The FBI has taken a unique approach to tackle cryptocurrency fraud by creating its own token, NexFundAI, specifically designed to catch market manipulators. This operation, named Operation Token Mirrors, has led to legal actions against 18 individuals and organizations accused of engaging in wash trading and inflating trading volumes within the cryptocurrency market. Furthermore, federal authorities have successfully seized over $25 million in digital assets linked to these alleged violations.
#What is wash trading and how does it impact the market?
Wash trading involves traders or groups of traders simultaneously buying and selling the same asset to create a misleading impression of market activity. Essentially, they are tricking other investors into believing that there is genuine demand for certain tokens, which can drive up prices and allow manipulators to profit by selling at inflated values.
By using NexFundAI, which was under the FBI's complete control, agents were able to systematically engage with these suspected fraudsters, leading them into a trap where their actions were recorded as evidence. This proactive stance, as opposed to the traditional reactive investigations that often follow significant fraud events, marks a shift in how law enforcement is addressing issues of market manipulation.
#How significant is the FBI's operation?
The results of Operation Token Mirrors are noteworthy not only due to the number of arrests but also the novel methodology employed. In a landscape where cryptocurrency fraud has been prevalent, with many suspecting that a large portion of trade volume is fabricated, this operation sets a precedent for future law enforcement initiatives. It underscores a growing commitment from federal agencies to keep up with the complexities of cryptocurrency markets, shifting the dynamic from reactive responses to proactive prevention.
#What does this mean for crypto investors?
For investors, the clear takeaway from this operation is that federal law enforcement is becoming more adaptive in monitoring and regulating digital assets. The line differentiating genuine trading from deceptive wash trading is under increasing scrutiny. In addition, the substantial amount of assets seized indicates that authorities are getting better at recovering funds connected to fraudulent schemes.

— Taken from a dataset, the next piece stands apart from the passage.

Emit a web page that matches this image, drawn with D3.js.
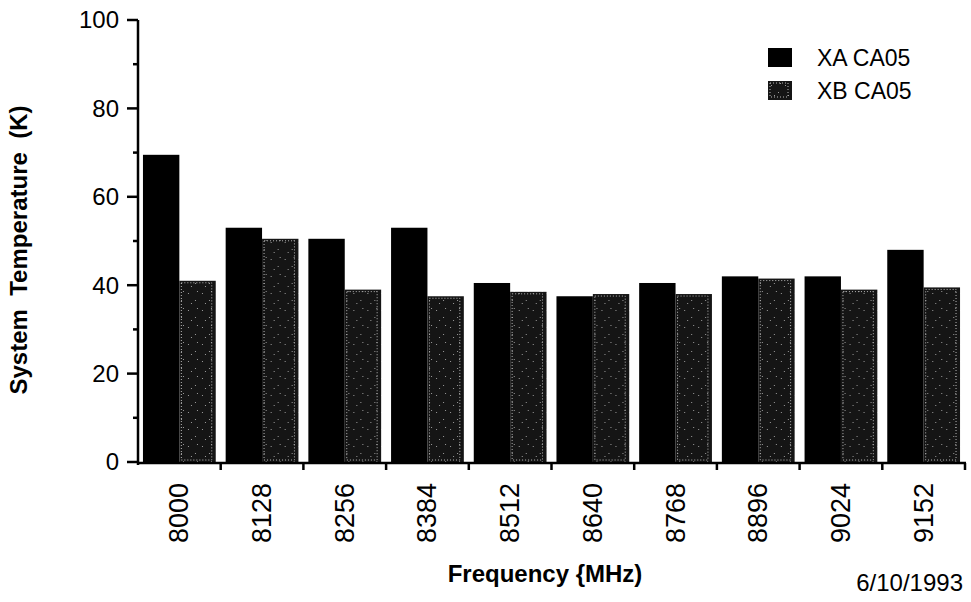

While investors should remain cautious about the potential for fake trading volumes, this operation brings some reassurance. The FBI's initiative underscores that regulators are not only recognizing the seriousness of these issues but also actively intervening to uphold market integrity and protect modest investors. Ultimately, moves like Operation Token Mirrors help establish the legitimacy the crypto sector seeks, indicating that the era of blind investment opportunities may be shifting towards a more regulated environment, where authorities are monitoring to ensure fairness.